Three other adult female olive baboons were also used to evaluate the distribution of the test substance and to see if it was toxic. The latter was claimed not to be the case.

The work on baboons represented the first such study that has taken place, and it is disturbing that the authors argued for a second study to take place.

Action for Primates has previously reported on disturbing womb transplantation research involving baboons by the IPR, which caused substantial suffering and in which three of the individuals died immediately after surgery (Baboons used as both donor and recipient in disturbing womb transplantation research).

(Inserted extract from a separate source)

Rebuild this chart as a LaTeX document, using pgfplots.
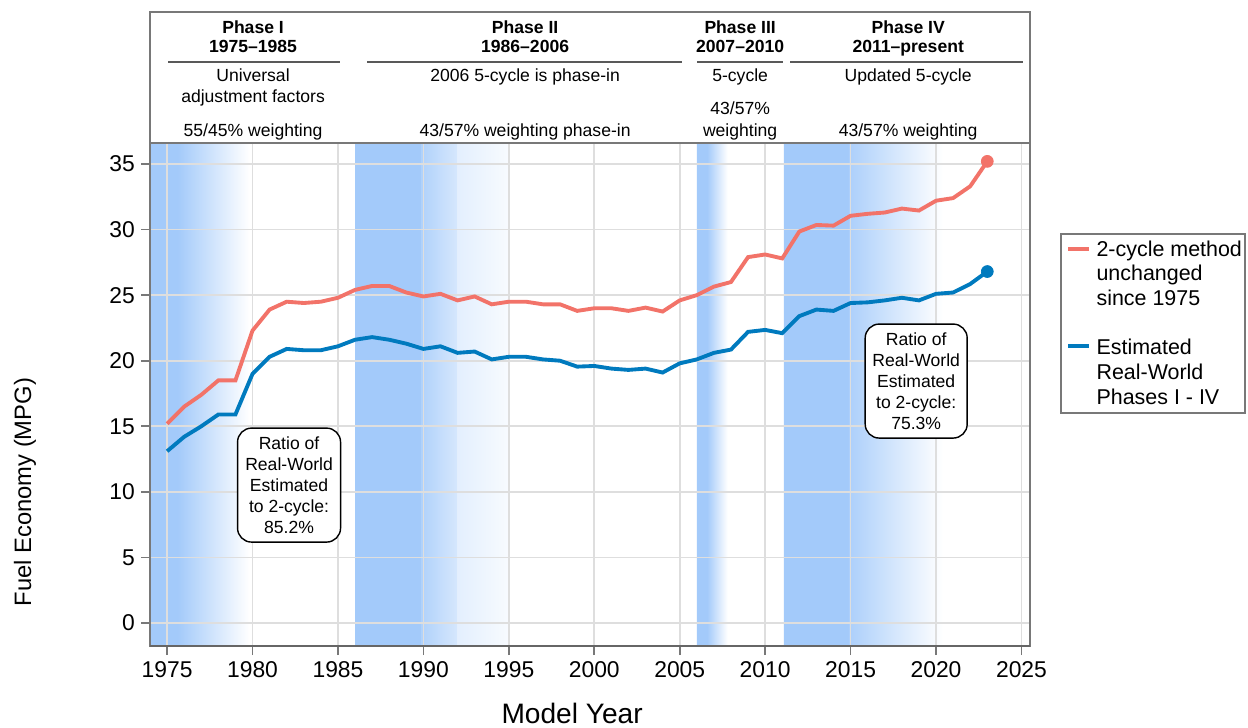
\documentclass[border=0pt]{standalone}
\usepackage{fontspec}
\setmainfont{Liberation Sans}
\usepackage{pgfplots}
\pgfplotsset{compat=1.18}

\definecolor{twocyc}{RGB}{242,115,105}
\definecolor{realw}{RGB}{0,122,190}
\definecolor{band}{RGB}{163,202,250}
\definecolor{gridc}{RGB}{222,222,222}
\definecolor{framec}{RGB}{120,120,120}

\pgfplotstableread{
year twocycle realworld
1975 15.2  13.1
1976 16.5  14.2
1977 17.4  15.0
1978 18.5  15.9
1979 18.5  15.9
1980 22.3  19.0
1981 23.9  20.3
1982 24.5  20.9
1983 24.4  20.8
1984 24.5  20.8
1985 24.8  21.1
1986 25.4  21.6
1987 25.7  21.8
1988 25.7  21.6
1989 25.2  21.3
1990 24.9  20.9
1991 25.1  21.1
1992 24.6  20.6
1993 24.9  20.7
1994 24.3  20.1
1995 24.5  20.3
1996 24.5  20.3
1997 24.3  20.1
1998 24.3  20.0
1999 23.8  19.55
2000 24.0  19.6
2001 24.0  19.4
2002 23.8  19.3
2003 24.05 19.4
2004 23.75 19.1
2005 24.6  19.8
2006 25.0  20.1
2007 25.65 20.6
2008 26.0  20.85
2009 27.9  22.2
2010 28.1  22.35
2011 27.8  22.1
2012 29.85 23.4
2013 30.35 23.9
2014 30.3  23.8
2015 31.05 24.4
2016 31.2  24.45
2017 31.3  24.6
2018 31.6  24.8
2019 31.45 24.6
2020 32.2  25.1
2021 32.4  25.2
2022 33.3  25.85
2023 35.2  26.8
}\fedata

\begin{document}
\begin{tikzpicture}
\begin{axis}[
  set layers,
  at={(3cm,1.62cm)}, anchor=south west,
  scale only axis, width=17.6cm, height=10.06cm,
  xmin=1974, xmax=2025.5, ymin=-1.75, ymax=36.6,
  xtick={1975,1980,...,2025}, ytick={0,5,...,35},
  /pgf/number format/set thousands separator={},
  /pgf/number format/assume math mode=true,
  ticklabel style={font=\fontsize{13}{15}\selectfont},
  xtick pos=lower, ytick pos=left,
  tick align=outside, major tick length=0.18cm,
  tick style={framec, line width=1pt},
  grid=major, grid style={gridc, line width=1pt},
  axis line style={framec, line width=1.1pt},
  bandst/.style={draw=none, on layer=axis background, forget plot},
]
% phase shading bands
\addplot[bandst, fill=band] coordinates {(1974,-1.75) (1975.6,-1.75) (1975.6,36.6) (1974,36.6) (1974,-1.75)};
\addplot[bandst, left color=band, right color=white] coordinates {(1975.6,-1.75) (1979.8,-1.75) (1979.8,36.6) (1975.6,36.6) (1975.6,-1.75)};
\addplot[bandst, fill=band] coordinates {(1986,-1.75) (1989.9,-1.75) (1989.9,36.6) (1986,36.6) (1986,-1.75)};
\addplot[bandst, left color=band!85, right color=band!45] coordinates {(1989.9,-1.75) (1992,-1.75) (1992,36.6) (1989.9,36.6) (1989.9,-1.75)};
\addplot[bandst, left color=band!30, right color=band!8] coordinates {(1992,-1.75) (1995,-1.75) (1995,36.6) (1992,36.6) (1992,-1.75)};
\addplot[bandst, fill=band] coordinates {(2006,-1.75) (2006.6,-1.75) (2006.6,36.6) (2006,36.6) (2006,-1.75)};
\addplot[bandst, left color=band, right color=white] coordinates {(2006.6,-1.75) (2007.8,-1.75) (2007.8,36.6) (2006.6,36.6) (2006.6,-1.75)};
\addplot[bandst, fill=band] coordinates {(2011.1,-1.75) (2014.9,-1.75) (2014.9,36.6) (2011.1,36.6) (2011.1,-1.75)};
\addplot[bandst, left color=band!90, right color=white] coordinates {(2014.9,-1.75) (2020.4,-1.75) (2020.4,36.6) (2014.9,36.6) (2014.9,-1.75)};

\addplot[twocyc, line width=2.2pt] table[x=year, y=twocycle] {\fedata};
\addplot[realw, line width=2.2pt] table[x=year, y=realworld] {\fedata};
\addplot[twocyc, only marks, mark=*, mark size=3.4pt] coordinates {(2023,35.2)};
\addplot[realw, only marks, mark=*, mark size=3.4pt] coordinates {(2023,26.8)};
\end{axis}

\begin{scope}[shift={(0,14.54cm)}, x=0.02cm, y=-0.02cm]
  % darker bottom axis line
  \draw[black!60, line width=1.5pt] (150,646) -- (1030,646);
  % header box
  \draw[framec, line width=1.1pt] (150,143) -- (150,12) -- (1030,12) -- (1030,143);
  \draw[framec, line width=1.1pt] (150,143) -- (1030,143);
  \begin{scope}[every node/.style={font=\fontsize{10}{12}\selectfont, inner sep=0pt}]
    \node[anchor=base, font=\bfseries\fontsize{10}{12}\selectfont] at (253,33) {Phase I};
    \node[anchor=base, font=\bfseries\fontsize{10}{12}\selectfont] at (253,52) {1975–1985};
    \node[anchor=base, font=\bfseries\fontsize{10}{12}\selectfont] at (525,33) {Phase II};
    \node[anchor=base, font=\bfseries\fontsize{10}{12}\selectfont] at (525,52) {1986–2006};
    \node[anchor=base, font=\bfseries\fontsize{10}{12}\selectfont] at (740,33) {Phase III};
    \node[anchor=base, font=\bfseries\fontsize{10}{12}\selectfont] at (740,52) {2007–2010};
    \node[anchor=base, font=\bfseries\fontsize{10}{12}\selectfont] at (908,33) {Phase IV};
    \node[anchor=base, font=\bfseries\fontsize{10}{12}\selectfont] at (908,52) {2011–present};
    \node[anchor=base] at (253,81) {Universal};
    \node[anchor=base] at (253,102) {adjustment factors};
    \node[anchor=base] at (253,136) {55/45\% weighting};
    \node[anchor=base] at (525,81) {2006 5-cycle is phase-in};
    \node[anchor=base] at (525,136) {43/57\% weighting phase-in};
    \node[anchor=base] at (740,81) {5-cycle};
    \node[anchor=base] at (740,114) {43/57\%};
    \node[anchor=base] at (740,136) {weighting};
    \node[anchor=base] at (908,81) {Updated 5-cycle};
    \node[anchor=base] at (908,136) {43/57\% weighting};
  \end{scope}
  \draw[black!65, line width=0.9pt] (168,62) -- (340,62);
  \draw[black!65, line width=0.9pt] (367,62) -- (682,62);
  \draw[black!65, line width=0.9pt] (697,62) -- (783,62);
  \draw[black!65, line width=0.9pt] (790,62) -- (1023,62);

  % ratio boxes
  \node[draw=black, line width=0.8pt, fill=white, rounded corners=0.28cm, align=center,
        minimum width=2.06cm, minimum height=2.28cm, inner sep=2pt,
        font=\fontsize{10}{12}\selectfont] at (289,485)
        {Ratio of\\Real-World\\Estimated\\to 2-cycle:\\85.2\%};
  \node[draw=black, line width=0.8pt, fill=white, rounded corners=0.28cm, align=center,
        minimum width=2.04cm, minimum height=2.28cm, inner sep=2pt,
        font=\fontsize{10}{12}\selectfont] at (916,381)
        {Ratio of\\Real-World\\Estimated\\to 2-cycle:\\75.3\%};

  % axis titles
  \node[font=\fontsize{16}{19}\selectfont] at (572,713) {Model Year};
  \node[rotate=90, font=\fontsize{13.5}{16}\selectfont] at (25,492) {Fuel Economy (MPG)};

  % legend
  \draw[framec, line width=0.9pt] (1061,234) rectangle (1245,413);
  \draw[twocyc, line width=2.3pt] (1068,249) -- (1089,249);
  \draw[realw, line width=2.3pt] (1068,346) -- (1089,346);
  \begin{scope}[every node/.style={anchor=base west, inner sep=0pt, font=\fontsize{12.2}{14}\selectfont}]
    \node at (1096,256) {2-cycle method};
    \node at (1096,280) {unchanged};
    \node at (1096,305) {since 1975};
    \node at (1096,354) {Estimated};
    \node at (1096,379) {Real-World};
    \node at (1096,404) {Phases I - IV};
  \end{scope}
\end{scope}
\pgfresetboundingbox
\path[use as bounding box] (0,0) rectangle (24.96cm,14.54cm);
\end{tikzpicture}
\end{document}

Action for Primates believes that abducting baboons from their homes and then using them in 'research' can never be justified. The human species is intelligent and resourceful enough so that other humane and human-relevant ways of providing the kind of information desired to improve human welfare and well-being can be obtained without having to purposefully cause immense suffering, misery and death in others.


  1. Nyachieo, Atunga; Spiessens, Carl; Chai, Daniel C.; Debrock, Sophie; Mwenda, Jason M. and d'Hooghe, Thomas M. 2011-03-15 "Randomized comparison of different ovarian stimulation regimens for assisted reproductive technology in baboons (Papio anubis)" Fertility and Sterility 95(4):1354-1359
  2. Poirier, Donald; Nyachieo, Atunga; Romano, Andrea; Roy, Jenny; Maltais, René; Chai, Daniel; Delvoux, Bert; Tomassetti, Carla and Vanhie, Arne 2022-09-22 "An irreversible inhibitor of 17β-hydroxysteroid dehydrogenase type 1 inhibits estradiol synthesis in human endometriosis lesions and induces regression of the non-human primate endometriosis" The Journal of Steroid Biochemistry and Molecular Biology 222:106136

24 February 2023: Charles River Laboratories receives subpoena over macaque supply

Long-tailed macaques, supply facility, Cambodia; credit: Cruelty Free International
Long-tailed macaques, supply facility, Cambodia
credit: Cruelty Free International

Charles River Laboratories (CRL), the global contract testing company, has received a subpoena from the US Department of Justice (DOJ) in connection with an investigation into the supply of non-human primates from Cambodia for research and toxicity (poisoning) testing. Shares in CRL dropped following this announcement. The company also stated that it had voluntarily suspended shipments of long-tailed macaques from Cambodia.

In November 2022, indictments were filed against Cambodian wildlife officials and the owner and staff at one macaque supply company – Vanny Bio Research (Cambodia) Corporation Ltd – in relation to illegally importing long-tailed macaques into the US. The charges were made following a major investigation by the US authorities into the global trafficking of long-tailed macaques into the US. The DOJ alleged that the individuals involved are part of an international primate smuggling ring selling wild-caught macaques falsely stated to be captive bred at Cambodian facilities for export to the US and elsewhere, and who provided falsified CITES export permits.

In 2022, Orient BioResource Center and Envigo Global Services received subpoenas from the US Attorney's Office in Florida, requiring they produce documents and information relating to the import of non-human primates into the US. Both companies, acquired by Inotiv in 2021, were regular importers of long-tailed macaques from Cambodia. Inotiv has also announced a suspension of macaque imports from Cambodia.

Action for Primates has been raising concerns about the inhumanity and suffering inflicted by the global trade upon long-tailed macaques – the plundering of wild populations, their captivity and air transportation as cargo, as well as questioning the validity of captive breeding claims. The rapid development and expansion of long-tailed macaque farms focused within South East Asia, in particular in Cambodia, has resulted in an industrialised scale enterprise, with hundreds of thousands of macaques exported in recent years.